Each workflow follows the same pattern: the LLM layer interprets the question, the Energy Domain AI layer runs the relevant analysis against audited records, and the answer is returned with traceable evidence. Nothing in these flows touches equipment.
Site Copilot routes to the Revenue Gap Analyzer, which compares the approved dispatch plan against dispatch results, meter data, and derate records. Answer: ranked causes (e.g., a 2-hour BMS thermal derate during the peak window) with monetary impact and links to the underlying events.
The Dispatch Recommendation Engine builds a day-ahead plan from tariff, load forecast, weather, and SOC constraints.
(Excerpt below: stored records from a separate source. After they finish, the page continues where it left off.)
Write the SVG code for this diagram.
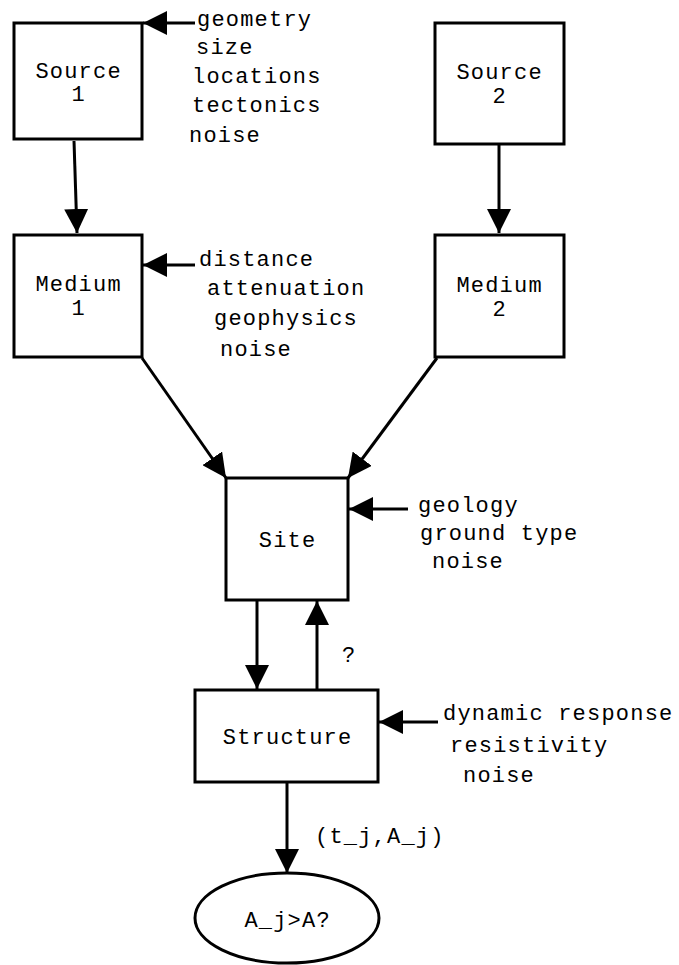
<svg xmlns="http://www.w3.org/2000/svg" width="679" height="965" viewBox="0 0 679 965">
<style>
.box{fill:#fff;stroke:#000;stroke-width:3}
.ln{fill:none;stroke:#000;stroke-width:3;marker-end:url(#ah)}
text{font-family:"Liberation Mono","Courier New",monospace;font-size:22px;letter-spacing:1.2px;fill:#000}
.c{text-anchor:middle}
</style>
<defs>
<marker id="ah" markerUnits="userSpaceOnUse" markerWidth="24" markerHeight="24" refX="22" refY="11" orient="auto" viewBox="0 0 22 22">
<path d="M0,0 L22,11 L0,22 z" fill="#000"/>
</marker>
</defs>
<g id="connectors">
<line class="ln" x1="74" y1="141" x2="77" y2="233"/>
<line class="ln" x1="499" y1="145" x2="499" y2="233"/>
<line class="ln" x1="142" y1="358" x2="226" y2="478"/>
<line class="ln" x1="437" y1="358" x2="348" y2="478"/>
<line class="ln" x1="257" y1="601" x2="257" y2="689"/>
<line class="ln" x1="317" y1="689" x2="317" y2="601"/>
<line class="ln" x1="287" y1="783" x2="287" y2="873"/>
<line class="ln" x1="195" y1="23" x2="143" y2="23"/>
<line class="ln" x1="195" y1="265" x2="143" y2="265"/>
<line class="ln" x1="408" y1="509" x2="349" y2="509"/>
<line class="ln" x1="438" y1="722" x2="379" y2="722"/>
</g>
<g id="source1">
<rect class="box" x="14" y="23" width="128" height="116"/>
<text class="c" x="78.6" y="78">Source</text>
<text class="c" x="78.6" y="101">1</text>
</g>
<g id="source1-notes">
<text x="197" y="26">geometry</text>
<text x="196" y="54">size</text>
<text x="192" y="83">locations</text>
<text x="192" y="112">tectonics</text>
<text x="189" y="142">noise</text>
</g>
<g id="source2">
<rect class="box" x="435" y="23" width="129" height="121"/>
<text class="c" x="499.6" y="79">Source</text>
<text class="c" x="499.6" y="103">2</text>
</g>
<g id="medium1">
<rect class="box" x="14" y="235" width="128" height="122"/>
<text class="c" x="78.6" y="291">Medium</text>
<text class="c" x="78.6" y="315">1</text>
</g>
<g id="medium1-notes">
<text x="199" y="266">distance</text>
<text x="207" y="295">attenuation</text>
<text x="214" y="325">geophysics</text>
<text x="220" y="356">noise</text>
</g>
<g id="medium2">
<rect class="box" x="435" y="235" width="129" height="122"/>
<text class="c" x="499.6" y="292">Medium</text>
<text class="c" x="499.6" y="316">2</text>
</g>
<g id="site">
<rect class="box" x="226" y="478" width="122" height="122"/>
<text class="c" x="287.6" y="547">Site</text>
</g>
<g id="site-notes">
<text x="418" y="512">geology</text>
<text x="420" y="540">ground type</text>
<text x="432" y="568">noise</text>
</g>
<text x="342" y="662">?</text>
<g id="structure">
<rect class="box" x="195" y="690" width="183" height="92"/>
<text class="c" x="287.6" y="744">Structure</text>
</g>
<g id="structure-notes">
<text x="443" y="720">dynamic response</text>
<text x="450" y="752">resistivity</text>
<text x="463" y="782">noise</text>
</g>
<text x="315" y="843">(t_j,A_j)</text>
<g id="decision">
<ellipse class="box" cx="287" cy="918" rx="92" ry="45"/>
<text class="c" x="287.6" y="927">A_j&gt;A?</text>
</g>
</svg>
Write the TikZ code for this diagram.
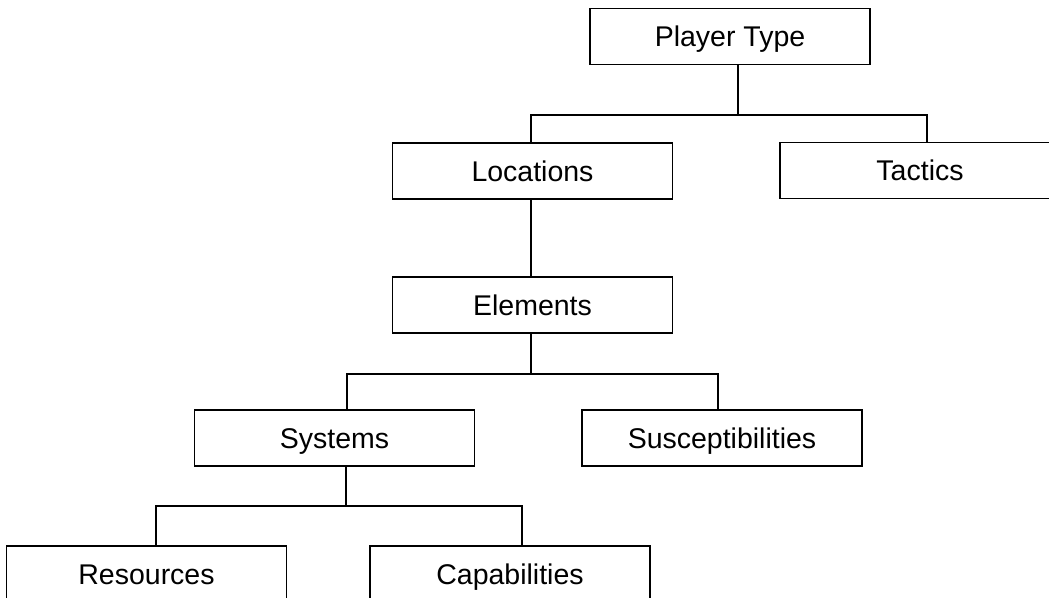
\documentclass[tikz,border=0pt]{standalone}
\usepackage{fontspec}
\setmainfont{Liberation Sans}
\begin{document}
\begin{tikzpicture}[x=1pt,y=-1pt,
  box/.style={draw=black, line width=1.9pt, rectangle, inner sep=0pt,
    minimum width=280pt, minimum height=56pt, fill=white,
    text height=20.4pt, text depth=0pt,
    font=\fontsize{28.5}{34}\selectfont},
  link/.style={draw=black, line width=1.9pt}]
  \useasboundingbox (0,0) rectangle (1049,597);
  \clip (0,0) rectangle (1049,597);
  \fill[white] (0,0) rectangle (1049,597);

  % tree of boxes
  \node[box] (ptype) at (730,36.5) {Player Type};
  \node[box] (loc)   at (532.5,171) {Locations};
  \node[box] (tac)   at (920,170.5) {Tactics};
  \node[box] (elem)  at (532.5,305) {Elements};
  \node[box] (sys)   at (334.5,438) {Systems};
  \node[box] (susc)  at (722,438) {Susceptibilities};
  \node[box] (res)   at (146.5,574) {Resources};
  \node[box] (cap)   at (510,574) {Capabilities};

  % junction points of the elbow connectors
  \coordinate (j1) at (738,115);
  \coordinate (j2) at (531,374);
  \coordinate (j3) at (346,506);

  \draw[link] ([xshift=8pt]ptype.south) -- (j1);
  \draw[link] ([xshift=-1.5pt]loc.north) |- (j1) -| ([xshift=7pt]tac.north);
  \draw[link] ([xshift=-1.5pt]loc.south) -- ([xshift=-1.5pt]elem.north);
  \draw[link] ([xshift=-1.5pt]elem.south) -- (j2);
  \draw[link] ([xshift=12.5pt]sys.north) |- (j2) -| ([xshift=-4pt]susc.north);
  \draw[link] ([xshift=11.5pt]sys.south) -- (j3);
  \draw[link] ([xshift=9.5pt]res.north) |- (j3) -| ([xshift=12pt]cap.north);
\end{tikzpicture}
\end{document}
The plan is presented with all constraint checks; the operator approves it, and the deterministic EMS scheduler executes it through safety gates.
The Alarm & Fault Explanation Engine classifies the alarm, explains the cause and the affected functions, and recommends a response — for example, distinguishing an informational comm-retry from a trip-path-relevant relay alarm.
The Copilot evaluates SOC envelope, BMS permissives, thermal headroom, power limits, and any active lockouts, then answers with a clear yes/no plus the binding constraint. The actual discharge still executes only through the EMS within those limits.
The Revenue Gap Analyzer attributes the gap across derates, forecast error, missed windows, and availability loss — each line item traceable to logged events.
The Copilot reconstructs the timeline from relay signals, breaker feedback, EMS state transitions, and PCS responses — including the trip (relay-led) and the supervised, authorized recovery sequence — into a clear narrative for owner and utility communication.
The Operator Report Generator compiles verified meter data, dispatch results, savings, availability, and notable events into a formatted report. Figures cite audited records; the narrative is reviewed before sending.